Monero – Billed as the “secure cryptocurrency,” it is designed slightly differently from BitCoin so that bad actors (like the FBI) can’t trace one transaction back and see your entire transaction history. Secure is a relative term, because, as seen in the Silk Road incident, there are weaknesses wherever you have to give personal info (shipping, currency conversion)

Drawbacks and Limitations

This could be an article in and of itself, but I’ll just hit a few that are top of mind.
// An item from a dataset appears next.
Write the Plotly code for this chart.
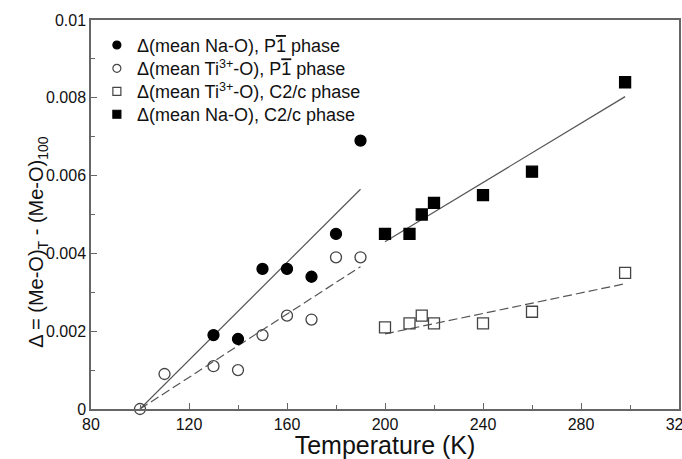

  1. Blockchain length – The immense size of the Bitcoin (and other large cryptos’) blockchain means that you either need to rely on somebody else’s node to get plugged in (by using an exchange) or you need to wait a few days for all of the blocks to be downloaded.
  2. Block acceptance time – In Bitcoin, it takes an average of 10 minutes for your transaction to be included in an accepted block, and due to forks (when two different blocks are accepted in two different parts of the network), folks recommend waiting an hour before declaring the transaction “completed.” That obviously doesn’t work for somebody trying to walk out the checkout line at the supermarket.
  3. Scalability – This is kinda wrapped up in the last two, but the number of transactions in a block are limited by a maximum size. Therefore, as more and more transactions occur, the chance of your transaction making the first block goes down substantially. Then, you have to wait not only 10 minutes for your block to be mined, but you have to wait an unknown amount of time until your transaction is included in a mined block. This is where transaction fees come into play. When there are 50,000 transactions, which ones are you going to try to make into a block as a miner? The ones that pay the best, of course.
  4. Security – We’ve discussed some security concerns already, but blockchain doesn’t resolve the single biggest threat in online transactions: the other party in the transaction retaining and ultimately misappropriating your personal information.


I hope this series was helpful to y’all! I’ve certainly learned a ton!